A campaign by the last British Consumer Affairs Minister, Jo Swinson, to tackle perceived problems with e-commerce deliveries and provide consumers with what she described as “a fair deal” amounted to the publication of a ‘statement of principles’ last year, setting out best practice for retailers and delivery firms. Whether it will outlive the collapse of the Conservative-Liberal Democrat coalition and Ms Swinson’s being unseated in last week’s vote remains to be seen.
Regardless of Britain’s historic disdain for Eurocratic endeavours, those more objective individuals involved in the e-commerce business will acknowledge that the Commission has a couple of valid fundamental points. Why should growth be hampered by red tape in what is a free trade zone and why are cross-border prices five times domestic costs, as the latest EC paper claims?
When Europe is so keen to demonstrate that it can compete with the United States – a territory of similar size but without most of the impediments that the EC is seeking to address – why should there be such apparent issues with providing shoppers and shippers with the wide range of delivery options they require?
It would be very easy to dismiss the price point as down to ‘market forces’. People, so that argument goes, will pay the going rate to receive things via the methods which are efficient for suppliers because they need the goods.
Nevertheless, countless pieces of research have shown that giving consumers only a limited selection of delivery options restricts sales and threatens to act as a brake on sector growth.
As I and my colleagues at GFS are only too well aware, there is a real and rapidly-evolving appetite among those buying and selling online for more and more convenient choice.
The UK may well be the most mature e-commerce marketplace in Europe, already accounting for just over one-third of the Continent’s entire take from online sales but there is still room for improvement.
Consumers – wherever they are – want information, control and simplicity. They don’t like not knowing where their purchases are and when they will arrive. They want to be able to determine delivery times of a package bought on the internet in the same manner that they can do with their groceries.
They also don’t want to be confronted by a bewildering array of delivery styles when they are about to complete their order. As has been proven on numerous occasions, their response if they don’t like what they see is to ditch the purchase and go somewhere else.
I have been told by a succession of clients – big and small – that the appeal of the GFS Checkout product which we launched last year lies in its being straightforward enough for retailers and their customers to understand while not being basic. Its transparency and dynamic breadth of traditional and alternative methods has already met with the approval of at least one EC official who said it was the precisely the kind of development which Brussels wants to see more of.
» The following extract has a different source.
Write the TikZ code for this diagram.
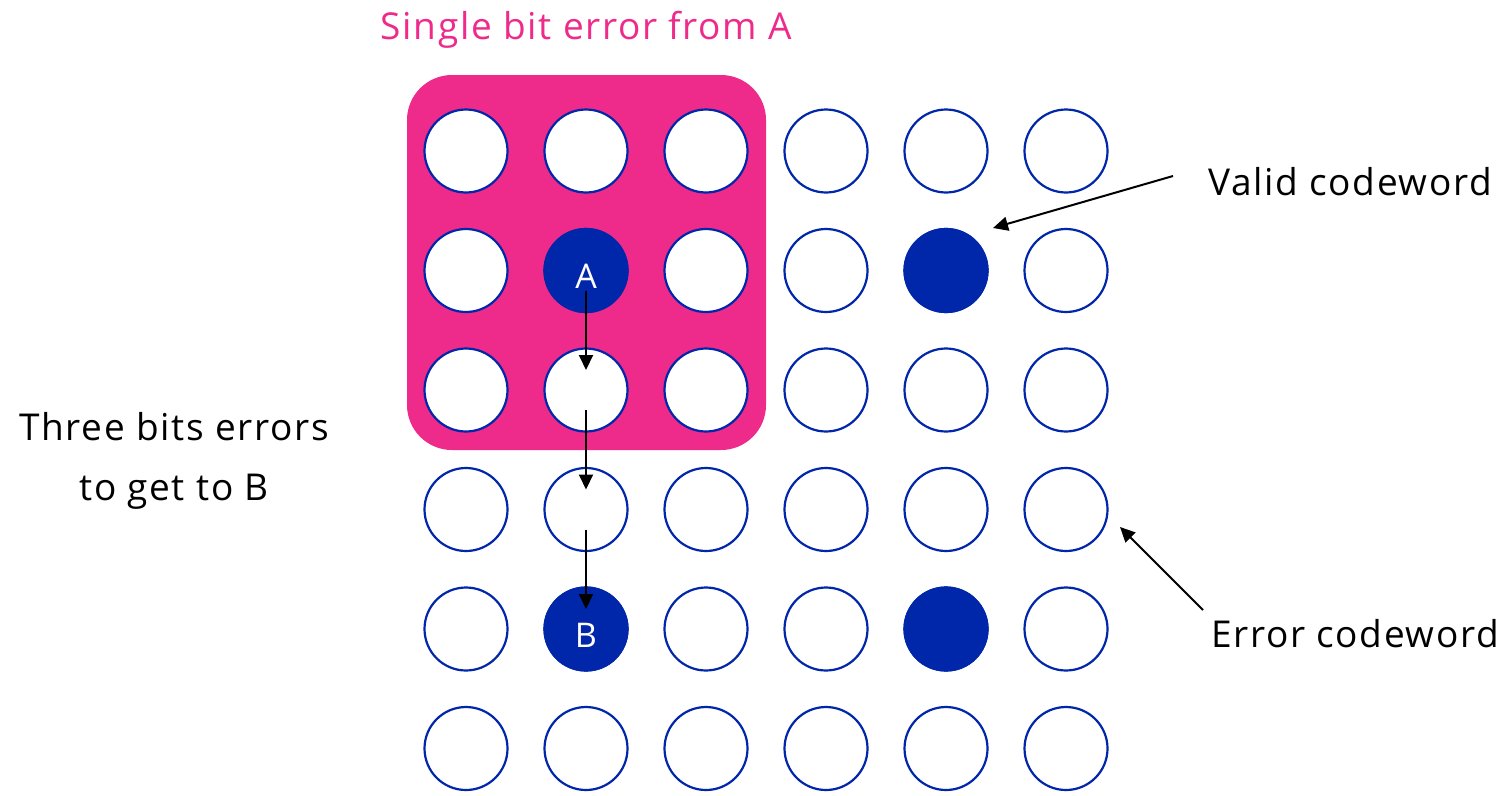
\documentclass[tikz,border=0pt]{standalone}
\usepackage{fontspec}
\setmainfont{Open Sans}[LetterSpace=4.5]
\usetikzlibrary{arrows.meta,calc}
\definecolor{cblue}{RGB}{0,38,170}
\definecolor{cpink}{RGB}{238,42,138}
\begin{document}
\begin{tikzpicture}[x=1pt,y=-1pt,
  cw/.style={circle,draw=cblue,line width=2.2pt,fill=white,minimum size=83pt,inner sep=0pt},
  cv/.style={cw,fill=cblue},
  lbl/.style={inner sep=0pt,font=\fontsize{37}{60}\selectfont},
  cl/.style={text=white,font=\fontsize{34}{40}\selectfont},
  arr/.style={line width=2pt,-{Triangle[length=15pt,width=14pt]}},
  chain/.style={arr,shorten <=20pt,shorten >=20pt}]
\useasboundingbox (0,0) rectangle (1506,795);
\fill[cpink,rounded corners=45pt] (407,75) rectangle (766,450);
\foreach \r/\y in {1/151,2/270.5,3/390,4/509.5,5/629,6/748.5}{
  \foreach \c/\x in {1/466,2/586,3/706,4/826,5/946,6/1066}{
    \node[cw] (c\r\c) at (\x,\y) {};
  }
}
\node[cv,cl] (A) at (c22) {\raisebox{-18pt}[0pt][0pt]{A}};
\node[cv,cl] (B) at (c52) {\raisebox{-18pt}[0pt][0pt]{B}};
\node[cv] (V1) at (c25) {};
\node[cv] (V2) at (c55) {};
\draw[chain] (A.center) -- (c32.center);
\draw[chain] (c32.center) -- (c42.center);
\draw[chain] (c42.center) -- (B.center);
\node[lbl,text=cpink,anchor=base] (single) at (586.5,39) {Single bit error from A};
\node[lbl,anchor=base west] (valid) at (1208,195) {Valid codeword};
\node[lbl,anchor=base west] (error) at (1211,647) {Error codeword};
\node[lbl,align=center,anchor=north] (three) at (174,412) {Three bits errors\\to get to B};
\coordinate (vs) at (1173,176);
\coordinate (vt) at (993,228);
\coordinate (es) at (1203,610);
\coordinate (et) at (1120,527);
\draw[arr] (vs) -- (vt);
\draw[arr] (es) -- (et);
\end{tikzpicture}
\end{document}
Progress can be made if participants view the Digital Single Market agenda as an opportunity and not an obstacle, as the EC melding a system which works and not meddling for the sake of it.
The situation is broadly similar to that advanced by parties of different colours during the Election campaign. Britain and its undoubted retail and supply chain expertise can grow in isolation or contribute fully to an integrated European e-delivery infrastructure that can really deliver results.